Before the fall, the law was the rule of our innocent progenitor’s conduct. After his apostasy, it thundered forth the divine vengeance against him, and poured forth its tremendous curses upon the guilty head. It showed him no pity—gave him no quarters—revealed no savior to him—made no mention of away to escape—nor pointed him to the most distant shadow of a remedy. All it could do for him, or any of his ruined posterity, was to convince them of their sins, and drive them to despair and death, and leave them without the smallest degree of hope or help. Far, very far from directing them to believe in him who saves the guilty. It is the office of God the Father to give faith, not to demand it as a Law-giver, but to give it as a covenant God of grace. It is the office of the Gospel to reveal Christ, the object of faith; and it is the office of the Holy Ghost to work faith in the hearts of the Elect. 

If faith is a duty of the covenant of works, are not believers under that covenant and its curse? I think they are; for if it requires faith in Christ of them, it obliges them, not only to begin, but to continue to believe. Now if they are thus bound by it, they are under it; for, if a man is bound by any covenant, human or divine, to perform an act either natural or spiritual, he is under that covenant. Thus, by making the faith of God’s elect an old covenant duty they put the legal yoke upon the necks of the Disciples of Jesus, bring the free children of Zion into bondage, and expose them to all the thunders of the ministration of death: “for, whatsoever the law saith it saith to those who are under it; and, as many are are of the works of the Law (of which they say faith is one) are under the curse.” This notion robs both Christ and his people. Christ, of the honor of making them free from the yoke of bondage; and them, of their right to that liberty wherewith he has made them free. How a man can be bound by a law to perform a duty, and at the same time be free from that law, I think they will find it a task too difficult for them to show. 

If it is still maintained, that the law originally contained a command to believe in the Saviour, but did not reveal the command to Adam, because his circumstances were not suited to such a revelation—to this I reply, if the law originally contained a command to believe in the incarnate God and Saviour of sinners, it must also contain a revelation of the object to be believed in; for it is impossible to separate the one from the other. It would be a contradiction of both reason and truth to say, that a command to believe in an object can be without a revelation of that object: because the command itself is the revelation.

Now if both these were contained originally in the law, but, were concealed on account of Adam’s circumstances, we may reasonably suppose, that when his state was changed, and he was in a suitable condition, the secret would have been divulged, and what before was hid, proclaimed upon the house-top. But was this the case?—Did the law proclaim the Savior, and publish justification, pardon, and salvation, in his name? If it did, where was the need of the Gospel? Does the Gospel do more than this? And why did not the Apostle Paul preach the law instead of the gospel, for the obedience of faith, among all nations—either the gospel alone makes this revelation, and the law is silent on the subject or the law and the gospel are the same. If they are distinct things, and the gospel publishes salvation by Christ, and is preached for the obedience of faith, then the law never did contain a command to believe in Jesus to the saving of the soul.
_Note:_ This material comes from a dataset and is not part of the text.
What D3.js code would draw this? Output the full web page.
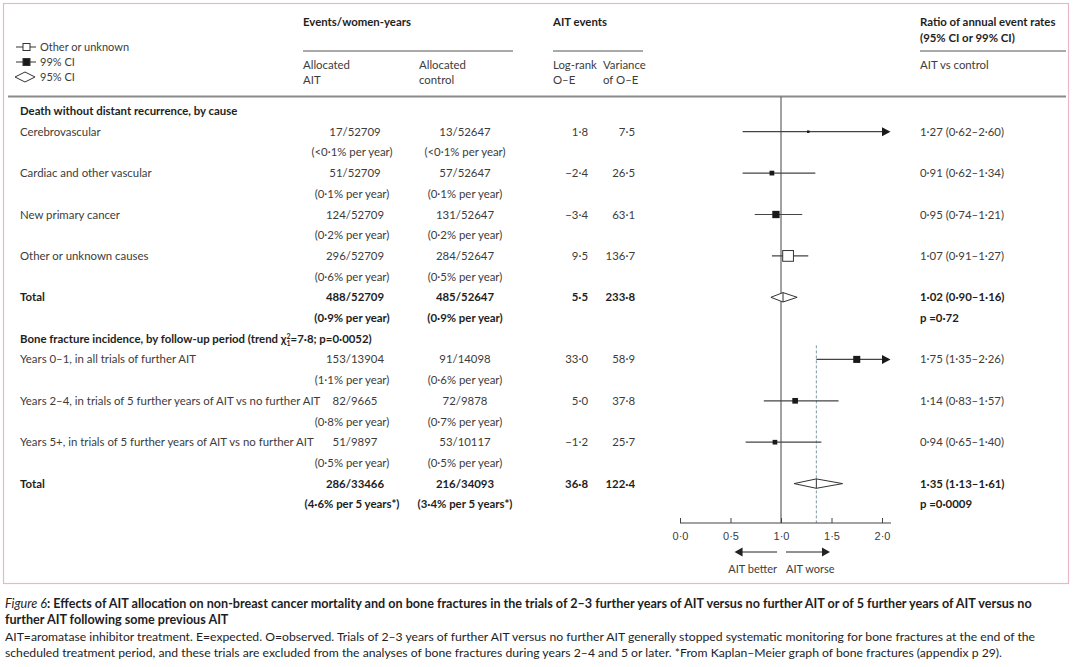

It may be argued the Strict and Particular Baptist churches of the 17th, 18th and early 19th centuries were at their strongest when they remained independent congregations, unaffiliated with Magazines and Societies. This strength was lost during the latter half of the 19th century when the churches clamored around favorite periodicals and regional associations. Although the Magazines were largely responsible for creating a party-spirit and culpable for stirring up needless controversy, they nevertheless contain many valuable resources which may prove a blessing for this generation. Although they differed on various points of doctrine, they invariably held to high views of sovereign grace, denouncing as heresy the pernicious teachings of Andrew Fuller. The majority of Strict and Particular Baptist churches during the 18th and 19th centuries were Hyper-Calvinists.